BEIJING: China has become the second country in history to unfurls its flag on the moon more than 50 years after the United States.
The pictures from China’s National Space Administration show the five-starred Red Flag holding still on the windless lunar surface. The images were taken by a camera on the Chang’e-5 space probe before it left the moon on Thursday to return to Earth. The space probe also brought the first samples of lunar rock to be collected in four decades.
China has poured billions into its military-run space programme with hopes of having a crewed space station by 2022 and eventually sending humans to the moon. A module carrying lunar rocks and soil was in orbit after activating a powerful thrust engine, Chinese officials said of the mission, which was launched from China’s southern Hainan province.
Scientists hope the samples will help them learn about the moon’s origins, formation and volcanic activity on its surface.

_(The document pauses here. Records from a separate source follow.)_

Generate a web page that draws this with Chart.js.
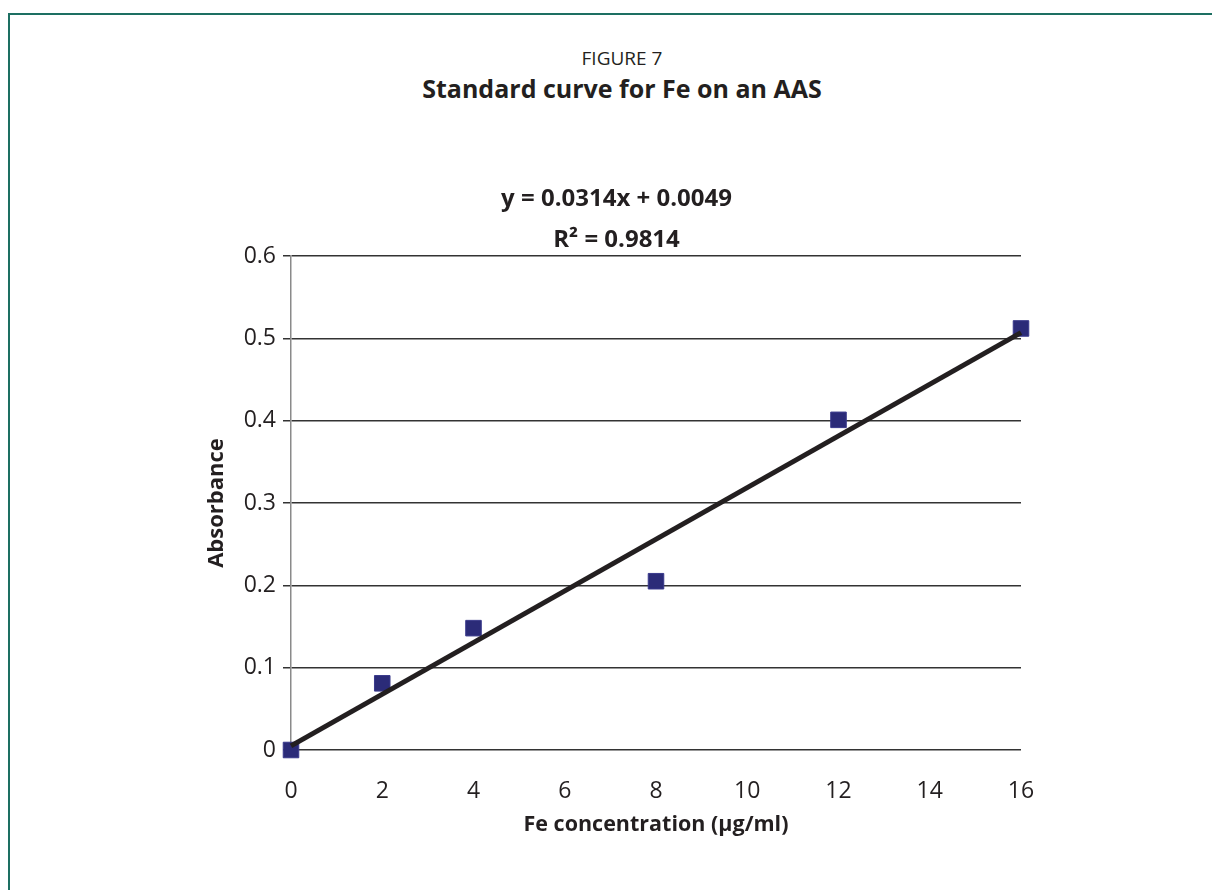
<!DOCTYPE html>
<html>
<head>
<meta charset="utf-8">
<script src="https://cdn.jsdelivr.net/npm/chart.js@4"></script>
<style>
    html, body { margin: 0; padding: 0; background: #fff; }
    body { width: 1212px; height: 890px; position: relative; overflow: hidden; font-family: 'Open Sans', sans-serif; color: #231f20; }
    .frame-top { position: absolute; left: 8px; top: 13px; width: 1204px; height: 2px; background: #1d6f62; }
    .frame-left { position: absolute; left: 8px; top: 13px; width: 2px; height: 877px; background: #1d6f62; }
    .caption { position: absolute; left: 0; width: 1244px; text-align: center; }
    #fig-no { top: 45px; font-size: 19px; }
    #fig-title { top: 71px; font-size: 25px; font-weight: 700; }
    #chart-wrap { position: absolute; left: 0; top: 0; width: 1212px; height: 890px; }
</style>
</head>
<body>
<div class="frame-top"></div>
<div class="frame-left"></div>
<div class="caption" id="fig-no">FIGURE 7</div>
<div class="caption" id="fig-title">Standard curve for Fe on an AAS</div>
<div id="chart-wrap"><canvas id="aas-chart"></canvas></div>

<script>
// Standard points (concentration in µg/ml, absorbance)
const concentrations = [0, 2, 4, 8, 12, 16];
const absorbances = [0, 0.081, 0.148, 0.205, 0.401, 0.512];

// Linear trendline ends as drawn on the figure
const fitX = [0, 16];
const fitY = [0.005, 0.507];

const yTicks = [0, 0.1, 0.2, 0.3, 0.4, 0.5, 0.6];
const xTicks = [0, 2, 4, 6, 8, 10, 12, 14, 16];
const equationLines = ['y = 0.0314x + 0.0049', 'R² = 0.9814'];

const FONT = "'Open Sans', sans-serif";
const INK = '#231f20';

document.addEventListener('DOMContentLoaded', function() {
    const ctx = document.getElementById('aas-chart').getContext('2d');

    new Chart(ctx, {
        type: 'scatter',
        data: {
            datasets: [
                {
                    type: 'line',
                    label: 'Linear fit',
                    data: fitX.map((x, i) => ({ x: x, y: fitY[i] })),
                    borderColor: INK,
                    borderWidth: 5,
                    pointRadius: 0,
                    fill: false,
                    clip: false,
                    order: 0
                },
                {
                    label: 'Fe standards',
                    data: concentrations.map((x, i) => ({ x: x, y: absorbances[i] })),
                    pointStyle: 'rect',
                    pointRadius: 11,
                    backgroundColor: '#2b2b78',
                    borderColor: '#3a3a8c',
                    borderWidth: 1,
                    clip: false,
                    order: 1
                }
            ]
        },
        options: {
            responsive: true,
            maintainAspectRatio: false,
            animation: false,
            layout: {
                padding: { top: 179, left: 212, right: 191, bottom: 52 }
            },
            plugins: {
                legend: { display: false },
                tooltip: { enabled: false },
                title: {
                    display: true,
                    text: equationLines,
                    color: INK,
                    font: { family: FONT, size: 24, weight: 'bold', lineHeight: '41px' },
                    padding: { top: 0, bottom: -5 }
                }
            },
            scales: {
                x: {
                    type: 'linear',
                    min: 0,
                    max: 16,
                    afterBuildTicks: function(scale) {
                        scale.ticks = xTicks.map(v => ({ value: v }));
                    },
                    afterFit: function(scale) { scale.height = 88; },
                    grid: { display: false, drawTicks: false },
                    border: { display: false },
                    ticks: {
                        color: INK,
                        padding: 28,
                        maxRotation: 0,
                        font: { family: FONT, size: 23 }
                    },
                    title: {
                        display: true,
                        text: 'Fe concentration (µg/ml)',
                        color: INK,
                        font: { family: FONT, size: 21.5, weight: 'bold', lineHeight: 1.2 },
                        padding: { top: 0, bottom: 0 }
                    }
                },
                y: {
                    type: 'linear',
                    min: 0,
                    max: 0.6,
                    afterBuildTicks: function(scale) {
                        scale.ticks = yTicks.map(v => ({ value: v }));
                    },
                    afterFit: function(scale) { scale.width = 79; },
                    grid: {
                        color: '#333333',
                        lineWidth: 1.5,
                        tickLength: 8,
                        tickColor: '#333333'
                    },
                    border: { display: true, color: '#8a8a8a', width: 1.5 },
                    ticks: {
                        color: INK,
                        padding: 7,
                        font: { family: FONT, size: 23 },
                        callback: function(value) { return String(value); }
                    },
                    title: {
                        display: true,
                        text: 'Absorbance',
                        color: INK,
                        font: { family: FONT, size: 22, weight: 'bold', lineHeight: 0.4 },
                        padding: { top: 0, bottom: 0 }
                    }
                }
            }
        }
    });
});
</script>
</body>
</html>
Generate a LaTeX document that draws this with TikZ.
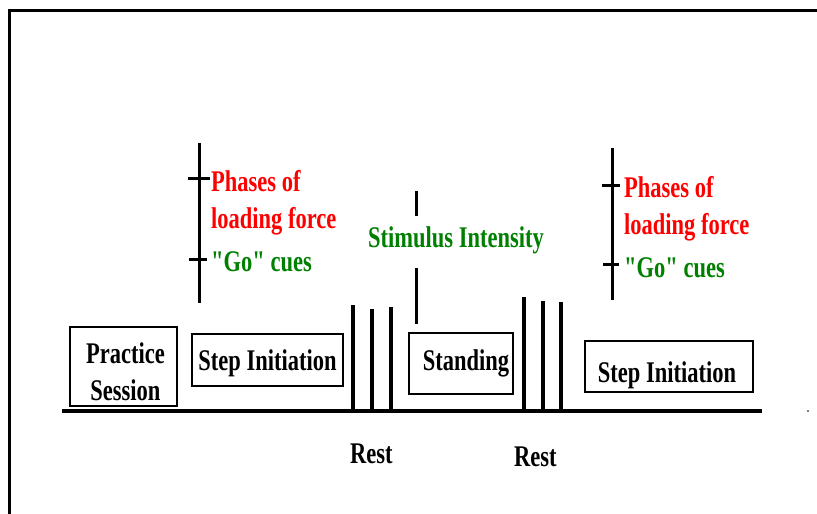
\documentclass[tikz,border=0pt]{standalone}
\usepackage{fontspec}
\newfontfamily\cuefont{Liberation Serif}[FakeStretch=0.75]
\usepackage{tikz}
\definecolor{cuered}{RGB}{255, 0, 0}
\definecolor{cuegreen}{RGB}{0, 128, 0}
\tikzset{
  phasebox/.style={line width=2pt},
  spike/.style={line width=4pt},
  axis/.style={line width=3pt},
  tag/.style={inner sep=0pt, align=left}
}

\begin{document}
\begin{tikzpicture}[x=1pt, y=-1pt, font=\cuefont\bfseries\fontsize{30}{37.5}\selectfont]
  \useasboundingbox (0, 0) rectangle (817, 514);
  \fill [white] (0, 0) rectangle (817, 514);
  \clip (0, 0) rectangle (817, 514);

  \draw[line width=3.5] (9.5, 530) -- (9.5, 10.5) -- (830, 10.5);

  % time line
  \coordinate (t0) at (62, 410.5);
  \coordinate (t1) at (762, 410.5);
  \draw[line width=4] (t0) -- (t1);
  \fill (808, 411) circle (0.9);

  \draw [phasebox] (70, 327) rectangle (177, 406)
  node[midway, xshift=2, yshift=-5, align=center] (practice) {Practice\\Session};

  \draw [phasebox] (192, 334) rectangle (343, 386)
  node[midway, yshift=-3] (step1) {Step Initiation};

  \draw [phasebox] (409, 333) rectangle (513, 394)
  node[midway, xshift=5] (standing) {Standing};

  \draw [phasebox] (585, 341) rectangle (753, 392)
  node[midway, xshift=-2, yshift=-9] (step2) {Step Initiation};

  % rest pulses
  \foreach \x/\top in {352.7/305, 371.7/309, 390.5/307, 524/297, 543/300.5, 560.7/301.5}
    \draw[spike] (\x, 410.5) -- (\x, \top);

  \node[tag, anchor=base west] (rest1) at (350, 463) {Rest};
  \node[tag, anchor=base west] (rest2) at (514, 466.5) {Rest};

  % stimulus intensity
  \node[tag, anchor=base west, text=cuegreen] (stim) at (368, 247) {Stimulus Intensity};
  \coordinate (s0) at (416.7, 191);
  \coordinate (s1) at (416.7, 216);
  \coordinate (s2) at (416.7, 268);
  \coordinate (s3) at (416.7, 324);
  \draw[axis] (s0) -- (s1);
  \draw[axis] (s2) -- (s3);

  % left cue axis
  \coordinate (la0) at (199.5, 143);
  \coordinate (la1) at (199.5, 303);
  \draw[axis] (la0) -- (la1);
  \draw[axis] (188, 178.5) -- (210, 178.5);
  \draw[axis] (189, 259) -- (207, 259);
  \node[tag, anchor=north west, text=cuered] (load1) at (211, 170) {Phases of\\loading force};
  \node[tag, anchor=base west, text=cuegreen] (go1) at (211, 271.7) {"Go" cues};

  % right cue axis
  \coordinate (ra0) at (612.7, 148);
  \coordinate (ra1) at (612.7, 300);
  \draw[axis] (ra0) -- (ra1);
  \draw[axis] (601.7, 185) -- (620, 185);
  \draw[axis] (603, 264.5) -- (619.3, 264.5);
  \node[tag, anchor=north west, text=cuered] (load2) at (624, 176) {Phases of\\loading force};
  \node[tag, anchor=base west, text=cuegreen] (go2) at (624, 277.5) {"Go" cues};

\end{tikzpicture}
\end{document}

If the return journey is successful, China will be only the third country to have retrieved samples from the moon, following the US and the Soviet Union in the 1960s and 70s. This is the first such attempt since the Soviet Union’s Luna 24 mission in 1976.
The spacecraft was due to collect 2kg of material in a previously unexplored area known as Oceanus Procellarum (Ocean of Storms), a vast lava plain, according to the science journal Nature. The samples will be returned to Earth in a capsule programmed to land in northern China’s Inner Mongolia region, according to NASA.
China has planned for a “space dream” under President Xi Jinping. China launched its first satellite in 1970 but the first human spaceflight took decades longer with Yang Liwei becoming the first “taikonaut” in 2003.
The US planted the first flag on the moon during the manned Apollo 11 mission in 1969. Five further US flags were planted on the surface during subsequent missions up until 1972.